Fat Tuesday movie still

Both Brice’s film and this one use a dialectical approach: the killers don’t just end a person’s life – they transform their deeds as art for their own enjoyment. They try to both control and ultimately destroy an ‘other’ that they feel is quite similar, but ultimately threatening to them. It is hard to pinpoint the exact nature of this opposing force in both films, but it is clear that it is a real-world representation of something intrinsic to the killer – Brice’s film has him facing a midlife crisis (because he feels uninspired and old), then meeting a fellow video-artist who just wants to know him, and Fat Tuesday sees a killer in the early days of their spree, just finding their impulse, acting on it, and identifying what exactly it’s opposed to. You would be right to say that both killers are intrigued, but also appalled by the idea of real intimacy with another human being.

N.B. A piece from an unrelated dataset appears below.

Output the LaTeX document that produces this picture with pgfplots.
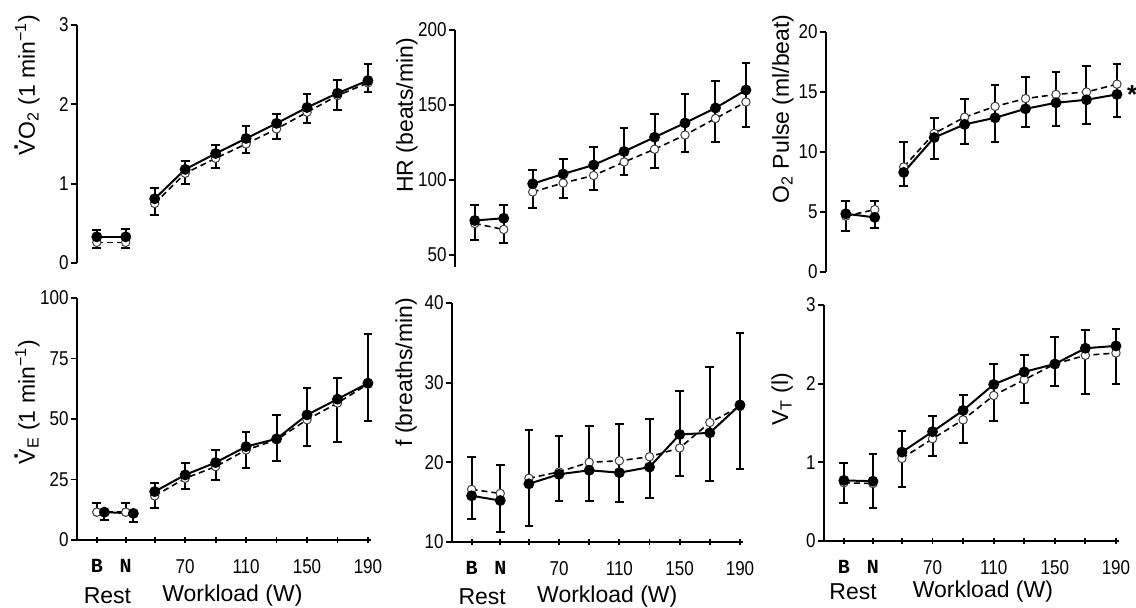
\documentclass[border=0pt]{standalone}
\usepackage{fontspec}
\setmainfont{Liberation Sans}
\newfontfamily\monob{Liberation Mono}
\newfontfamily\narrow{Liberation Sans}[FakeStretch=0.85]
\usepackage{pgfplots}
\usepackage{pgfplotstable}
\pgfplotsset{compat=1.18}

\newcommand\dotV{\rlap{\hspace{0.19em}\raisebox{0.74em}{\bfseries .}}V}

% x: B=12, N=31, then workload (W); f = filled (solid), o = open (dashed)
\pgfplotstableread{
x xo f o hi lo
12 12 0.33 0.26 0.42 0.19
31 31 0.33 0.26 0.43 0.19
50 50 0.81 0.75 0.94 0.61
70 70 1.18 1.13 1.29 0.99
90 90 1.38 1.32 1.49 1.20
110 110 1.57 1.50 1.73 1.39
130 130 1.76 1.69 1.88 1.56
150 150 1.96 1.90 2.13 1.77
170 170 2.14 2.11 2.31 1.93
190 190 2.30 2.27 2.51 2.16
}\tvo

\pgfplotstableread{
x xo f o hi lo
12 12 73 71 83 60
31 31 74.5 67 83 58
50 50 97.5 92 106.5 81
70 70 104 98 114 88
90 90 110 103 122 93
110 110 119 112 134.5 103
130 130 128.5 120.5 144 108
150 150 138 130 157 118.5
170 170 148 141 166 125.5
190 190 160 152 178 135
}\thr

\pgfplotstableread{
x xo f o hi lo
12 12 4.85 4.65 5.95 3.45
31 31 4.55 5.2 5.95 3.7
50 50 8.3 8.75 10.8 7.2
70 70 11.2 11.55 12.8 9.45
90 90 12.3 12.9 14.4 10.7
110 110 12.85 13.8 15.55 10.85
130 130 13.6 14.45 16.25 12.1
150 150 14.1 14.8 16.65 12.15
170 170 14.35 15.0 17.2 12.35
190 190 14.8 15.65 17.35 12.9
}\tpulse

\pgfplotstableread{
x xo f o hi lo
17 12 11.5 11.5 15.2 8.3
36 31 11.0 11.5 15.2 7.6
50 50 20 18.2 23.4 13.1
70 70 26.9 25.5 32 21.1
90 90 32 30.3 37 24.6
110 110 38.6 37.2 44.8 29.9
130 130 41.8 41.4 51.7 32.7
150 150 51.7 49.7 62.8 38.9
170 170 58.2 56.6 66.9 40.3
190 190 64.8 64.4 85.2 49
}\tve

\pgfplotstableread{
x xo f o hi lo
12 12 15.8 16.6 20.7 12.9
31 31 15.2 16.1 19.7 11.2
50 50 17.3 18.0 24.1 12.0
70 70 18.5 18.8 23.3 15.2
90 90 19.0 20.0 24.6 15.2
110 110 18.7 20.2 24.8 15.0
130 130 19.4 20.7 25.5 15.5
150 150 23.5 21.8 28.9 18.3
170 170 23.7 25.0 32.0 17.7
190 190 27.2 27.0 36.2 19.2
}\tf

\pgfplotstableread{
x xo f o hi lo
12 12 0.77 0.74 0.99 0.48
31 31 0.76 0.73 1.10 0.42
50 50 1.13 1.05 1.40 0.69
70 70 1.39 1.30 1.59 1.08
90 90 1.66 1.54 1.85 1.24
110 110 1.99 1.85 2.25 1.53
130 130 2.15 2.05 2.36 1.75
150 150 2.25 2.25 2.59 1.97
170 170 2.45 2.36 2.68 1.87
190 190 2.48 2.39 2.70 2.00
}\tvt

\tikzset{lab/.style={font=\fontsize{11.5}{13}\selectfont, anchor=center}}

\pgfplotsset{
  panel/.style={
    scale only axis, xmin=-1, xmax=192, clip=false, anchor=south west,
    axis y line=left, tick align=outside,
    major tick length=3pt,
    every tick/.style={line width=0.9pt, black},
    tick label style={font=\narrow\fontsize{10}{10}\selectfont},
    /pgf/number format/assume math mode=true,
    yticklabel style={inner xsep=1pt},
    label style={font=\fontsize{11.5}{13}\selectfont},
    ylabel style={anchor=base},
  },
  toprow/.style={panel, axis x line=none,
    axis line style={-, line width=1pt, black}},
  botrow/.style={panel, axis x line=bottom,
    axis line style={-, line width=1pt, black},
    x axis line style={-}, y axis line style={-},
    xtick={12,31,50,70,90,110,130,150,170,190},
    xticklabels={{\monob\bfseries B},{\monob\bfseries N},,70,,110,,150,,190},
    xticklabel style={yshift=-4.5pt}},
  solidline/.style={black, line width=1pt, mark=*, mark size=2.2pt,
    mark options={solid, fill=black}},
  dashline/.style={black, line width=0.8pt, dash pattern=on 3pt off 2pt,
    mark=*, mark size=2.1pt,
    mark options={solid, fill=white, draw=black!75, line width=0.5pt}},
  ebar/.style={only marks, mark=none, error bars/.cd, y explicit,
    error bar style={line width=1pt, black, solid},
    error mark options={rotate=90, mark size=2.2pt, line width=1pt, black, solid},
    y dir=#1},
}

\newcommand\lines[1]{%
  \addplot[dashline, skip coords between index={2}{10}] table[x=xo, y=o] {#1};
  \addplot[dashline, skip coords between index={0}{2}] table[x=xo, y=o] {#1};
  \addplot[solidline, skip coords between index={2}{10}] table[x=x, y=f] {#1};
  \addplot[solidline, skip coords between index={0}{2}] table[x=x, y=f] {#1};
}
\newcommand\bars[1]{%
  \addplot[ebar=both] table[x=x, y=f,
    y error plus expr=\thisrow{hi}-\thisrow{f},
    y error minus expr=\thisrow{f}-\thisrow{lo}] {#1};
}

\begin{document}
\begin{tikzpicture}
\path[use as bounding box] (0,0) rectangle (568pt,304pt);

% VO2
\begin{axis}[toprow, at={(38.5pt,172.5pt)}, width=147pt, height=119pt,
  ymin=0, ymax=3, ytick={0,1,2,3},
  ylabel={\dotV O\textsubscript{2} (1 min\textsuperscript{−1})},
  ylabel style={at={(axis description cs:-0.143,0.748)}}]
\bars{\tvo}
\lines{\tvo}
\end{axis}

% HR
\begin{axis}[toprow, at={(227.5pt,170.5pt)}, width=147pt, height=118.5pt,
  ymin=42, ymax=200, ytick={50,100,150,200},
  ylabel={HR (beats/min)},
  ylabel style={at={(axis description cs:-0.143,0.64)}}]
\bars{\thr}
\lines{\thr}
\end{axis}

% O2 pulse
\begin{axis}[toprow, at={(413pt,168pt)}, width=147pt, height=120pt,
  ymin=0, ymax=20, ytick={0,5,10,15,20},
  ylabel={O\textsubscript{2} Pulse (ml/beat)},
  ylabel style={at={(axis description cs:-0.126,0.68)}}]
\bars{\tpulse}
\lines{\tpulse}
\node[font=\fontsize{13}{13}\selectfont\bfseries] at (axis cs:200,14.8) {*};
\end{axis}

% VE
\begin{axis}[botrow, at={(38.5pt,34pt)}, width=147pt, height=121pt,
  ymin=0, ymax=100, ytick={0,25,50,75,100},
  ylabel={\dotV\textsubscript{E} (1 min\textsuperscript{−1})},
  ylabel style={at={(axis description cs:-0.143,0.57)}}]
\addplot[skip coords between index={0}{2}, ebar=both] table[x=x, y=f,
    y error plus expr=\thisrow{hi}-\thisrow{f},
    y error minus expr=\thisrow{f}-\thisrow{lo}] {\tve};
\addplot[skip coords between index={2}{10}, ebar=plus] table[x=xo, y=o,
    y error plus expr=\thisrow{hi}-\thisrow{o}] {\tve};
\addplot[skip coords between index={2}{10}, ebar=minus] table[x=x, y=f,
    y error minus expr=\thisrow{f}-\thisrow{lo}] {\tve};
\lines{\tve}
\node[lab] at (axis cs:19,0) [yshift=-28pt] {Rest};
\node[lab] at (axis cs:101,0) [yshift=-28pt] {Workload (W)};
\end{axis}

% f
\begin{axis}[botrow, at={(226pt,33pt)}, width=145.5pt, height=119.5pt,
  ymin=10, ymax=40, ytick={10,20,30,40},
  ylabel={f (breaths/min)},
  ylabel style={at={(axis description cs:-0.137,0.71)}}]
\bars{\tf}
\lines{\tf}
\node[lab] at (axis cs:19,10) [yshift=-27.5pt] {Rest};
\node[lab] at (axis cs:102,10) [yshift=-27.5pt] {Workload (W)};
\end{axis}

% VT
\begin{axis}[botrow, at={(412pt,33.5pt)}, width=147.5pt, height=118pt,
  ymin=0, ymax=3, ytick={0,1,2,3},
  ylabel={V\textsubscript{T} (l)},
  ylabel style={at={(axis description cs:-0.122,0.60)}}]
\bars{\tvt}
\lines{\tvt}
\node[lab] at (axis cs:18,0) [yshift=-25.5pt] {Rest};
\node[lab] at (axis cs:103,0) [yshift=-25.5pt] {Workload (W)};
\end{axis}
\end{tikzpicture}
\end{document}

This movie has a lot of aces up its sleeve in the atmosphere department – the moody, ethereal soundtrack by Gangwave and Sarah Swallum, the authentic dialogue that sounds like something you’d overhear by listening in on an everyday group conversation (it is the complete opposite of the overwritten, satirical dialogue made popular in modern slashers like ‘Dreamcatcher‘ and ‘Triggered‘), the kills that get more and more creative and ritualistic as they go on (one of them is simply ingenious), and most of all, the finale, which has the feel of a spiritual experience, serving to remind us that Mardi Gras isn’t all about the binge-drinking. It is a perfect blend of the no-nonsense filmmaking and intimacy that mumblecore is known for, combined with the toolkit of the slasher film – it manages to transcend the ‘mumblegore‘ label that fans and critics have assigned to this sort of indie horror.

Fat Tuesday movie still

To sum up, Fat Tuesday is a film that sometimes moves like a high-speed train and sometimes like a snail, featuring dialogue one will love or hate, depending on previous exposure to anything from the mumblecore scene (seeing the first two VHS movies first would be a big help, especially Ti West’s segment in the first one, ‘Second Honeymoon‘ – featuring Joe Swanberg and Sophia Takal – as would seeing ‘Baghead‘ or the much more recent ‘She Dies Tomorrow‘). It sometimes feels like a documentary, as it was shot on location and the sound mixing doesn’t place the voices of the main characters front and center, instead going for a more ‘surround feel’. Hannah Gross shines in it, in a role she hasn’t really been seen in, while the cinematography and editing also impress. Mumblecore is, otherwise, really an affair about getting familiar with a bunch of actors and filmmakers and following their entire careers – one could spend a lifetime studying it, and although nowadays it doesn’t really have the traction it had 10 years ago, movies like ‘Shirley‘, ‘The Rental‘ or ‘Black Bear‘ owe a lot to it. For fans of this one, be sure to check out Torres-Torres’s ‘Sisters of The Plague‘, or ‘Creep/Creep 2‘ and ‘Privacy Setting‘.